これが経済繁栄を目指すための「個人消費」の実態である。一国の経済全体が自転車操業になっているから、浪費なしに成長はありえないどころか、たちまち倒れてしまう。消費の究極点がどこにあるのか誰でも知っているはずであるが、誰もが知らないふりをして日々消費にいそしんでいる。

ここまで来ても「開発」ということばが大手を振って歩いている。消費のためには、熱帯雨林の伐採が止まることは決してない。本来、人間の使う用地は「枠」にはめて無制限に増やさせることをしないならば、持続の希望もあるが、たとえば<ボルネオ島の開発>といった場合、島全体が畑と工場用地になるまで人間の侵食は終わることがない。これが最終的には地球規模で続くのである。

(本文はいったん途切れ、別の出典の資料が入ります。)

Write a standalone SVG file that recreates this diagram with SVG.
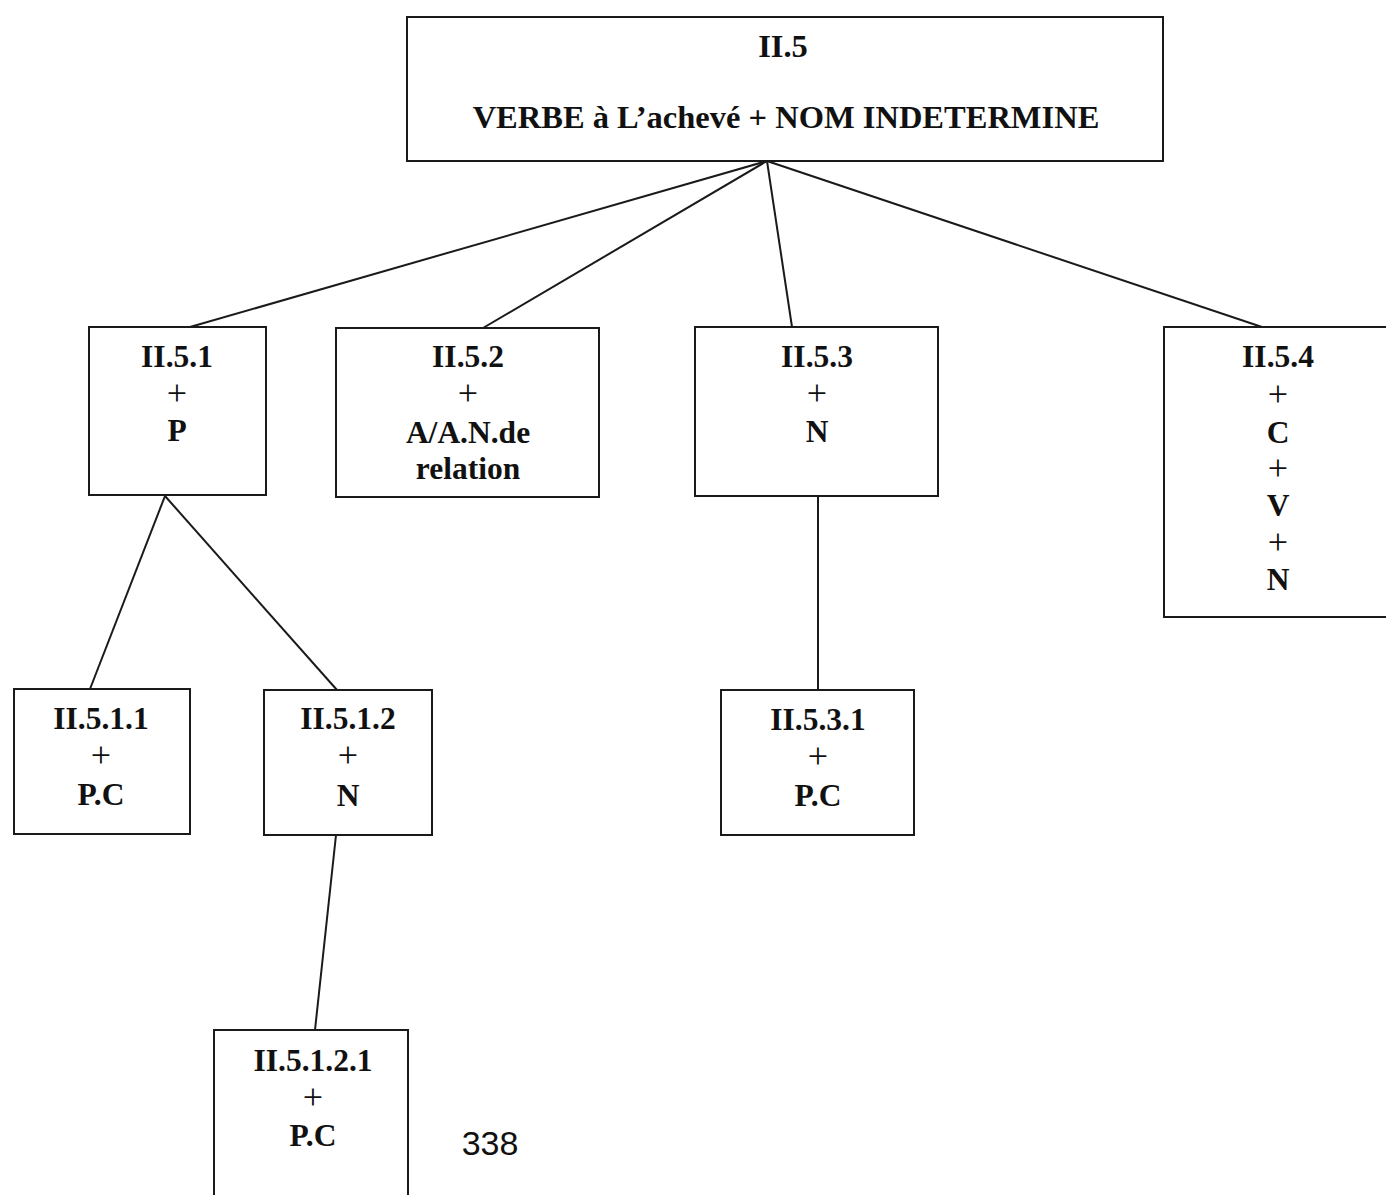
<svg xmlns="http://www.w3.org/2000/svg" width="1386" height="1195" viewBox="0 0 1386 1195">
  <style>
    .box { fill: #fff; stroke: #1a1a1a; stroke-width: 2; }
    .lbl { font-family: "Liberation Serif", "Times New Roman", serif; font-weight: bold; font-size: 31.5px; fill: #111; text-anchor: middle; }
    .head { font-size: 32.5px; }
    .plus { font-weight: normal; font-size: 36px; }
    .edge { stroke: #1a1a1a; stroke-width: 2; fill: none; }
    .page { font-family: "Liberation Sans", Arial, sans-serif; font-size: 34px; fill: #111; text-anchor: middle; }
  </style>
  <rect width="1386" height="1195" fill="#fff"/>

  <!-- connectors -->
  <g id="connectors">
    <line class="edge" x1="767" y1="161" x2="190" y2="327"/>
    <line class="edge" x1="767" y1="161" x2="483" y2="328"/>
    <line class="edge" x1="767" y1="161" x2="792" y2="327"/>
    <line class="edge" x1="767" y1="161" x2="1262" y2="327"/>
    <line class="edge" x1="165" y1="496" x2="90" y2="689"/>
    <line class="edge" x1="165" y1="496" x2="337" y2="690"/>
    <line class="edge" x1="818" y1="496" x2="818" y2="690"/>
    <line class="edge" x1="336" y1="835" x2="315" y2="1030"/>
  </g>

  <!-- root -->
  <g id="n-II5">
    <rect class="box" x="407" y="17" width="756" height="144"/>
    <text class="lbl head" x="783" y="57">II.5</text>
    <text class="lbl head" x="786" y="128">VERBE à L’achevé + NOM INDETERMINE</text>
  </g>

  <g id="n-II51">
    <rect class="box" x="89" y="327" width="177" height="168"/>
    <text class="lbl" x="177" y="367">II.5.1</text>
    <text class="lbl plus" x="177" y="405">+</text>
    <text class="lbl" x="177" y="441">P</text>
  </g>

  <g id="n-II52">
    <rect class="box" x="336" y="328" width="263" height="169"/>
    <text class="lbl" x="468" y="367">II.5.2</text>
    <text class="lbl plus" x="468" y="405">+</text>
    <text class="lbl" x="468" y="443">A/A.N.de</text>
    <text class="lbl" x="468" y="479">relation</text>
  </g>

  <g id="n-II53">
    <rect class="box" x="695" y="327" width="243" height="169"/>
    <text class="lbl" x="817" y="367">II.5.3</text>
    <text class="lbl plus" x="817" y="405">+</text>
    <text class="lbl" x="817" y="442">N</text>
  </g>

  <g id="n-II54">
    <rect class="box" x="1164" y="327" width="230" height="290"/>
    <text class="lbl" x="1278" y="367">II.5.4</text>
    <text class="lbl plus" x="1278" y="406">+</text>
    <text class="lbl" x="1278" y="443">C</text>
    <text class="lbl plus" x="1278" y="480">+</text>
    <text class="lbl" x="1278" y="516">V</text>
    <text class="lbl plus" x="1278" y="554">+</text>
    <text class="lbl" x="1278" y="590">N</text>
  </g>

  <g id="n-II511">
    <rect class="box" x="14" y="689" width="176" height="145"/>
    <text class="lbl" x="101" y="729">II.5.1.1</text>
    <text class="lbl plus" x="101" y="767">+</text>
    <text class="lbl" x="101" y="805">P.C</text>
  </g>

  <g id="n-II512">
    <rect class="box" x="264" y="690" width="168" height="145"/>
    <text class="lbl" x="348" y="729">II.5.1.2</text>
    <text class="lbl plus" x="348" y="767">+</text>
    <text class="lbl" x="348" y="806">N</text>
  </g>

  <g id="n-II531">
    <rect class="box" x="721" y="690" width="193" height="145"/>
    <text class="lbl" x="818" y="730">II.5.3.1</text>
    <text class="lbl plus" x="818" y="768">+</text>
    <text class="lbl" x="818" y="806">P.C</text>
  </g>

  <g id="n-II5121">
    <rect class="box" x="214" y="1030" width="194" height="180"/>
    <text class="lbl" x="313" y="1071">II.5.1.2.1</text>
    <text class="lbl plus" x="313" y="1109">+</text>
    <text class="lbl" x="313" y="1146">P.C</text>
  </g>

  <text class="page" x="490" y="1155">338</text>
</svg>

消費を拡大するための努力は、安さを求めて海外から物資を輸入する方向に向かった。「自由貿易」の美名のもとに行われているのは単に為替差額が存在するために安いだけの製品を海外から持ち込むことだけである。本来、貿易とは自国では決して生産できないものを手に入れるための手段であったが、現在では自国でも相手国でも可能であるが、相手国のほうが単に価格が安いというだけで製品を持ち込んでいる。

それも、相手国の人間が現金収入に飢えていて、自分たちの肝心の基本的素材の生産を無視してでも、輸出に向かうように仕向けるのが狙いである。このような惨状に心を痛め、フェア・トレード( fair trade )を実行に移そうとしている人々もいるが、とても全体の流れに対抗できるものではないだろう。

もちろん、いずれは為替差額は解消する。ある製品を日本で作ってもインドネシアで作ってもほぼ同じコストになる日はいずれ来る。そうなれば誰も輸送費をかけて持ち込む業者はいなくなるが、それまで地球は持たないのだ。

驚くべきことに、毎日の食事の内容にしても自分たちで作ることを怠り、このような労働力の安い国々に手間のかかる料理を作らせ(例;ロールキャベツ、餃子、焼き鳥)これを輸入して食べている連中が数多くいるということだ。

本来、国産の食品の価格が高くも安くもなく、素材だけで食事をして、手の込んだものを作る暇のない忙しい人は加工品を買うのではなくときおり外で食べる、ぐらいの生活にとどめておけばよかったものを、安さと利便さに負けて「個人消費」に励んだがために、加工食品に依存する、きわめていびつな食生活構造が出来上がってしまった。

われわれが消費をしなければ、人類の経済が持たないというならそれも仕方がない。少なくとも今後は子供を作ることはやめようではないか。なぜなら21世紀の半ばまでに、われわれは熱死か飢死をするかのどちらかになるのだろうから。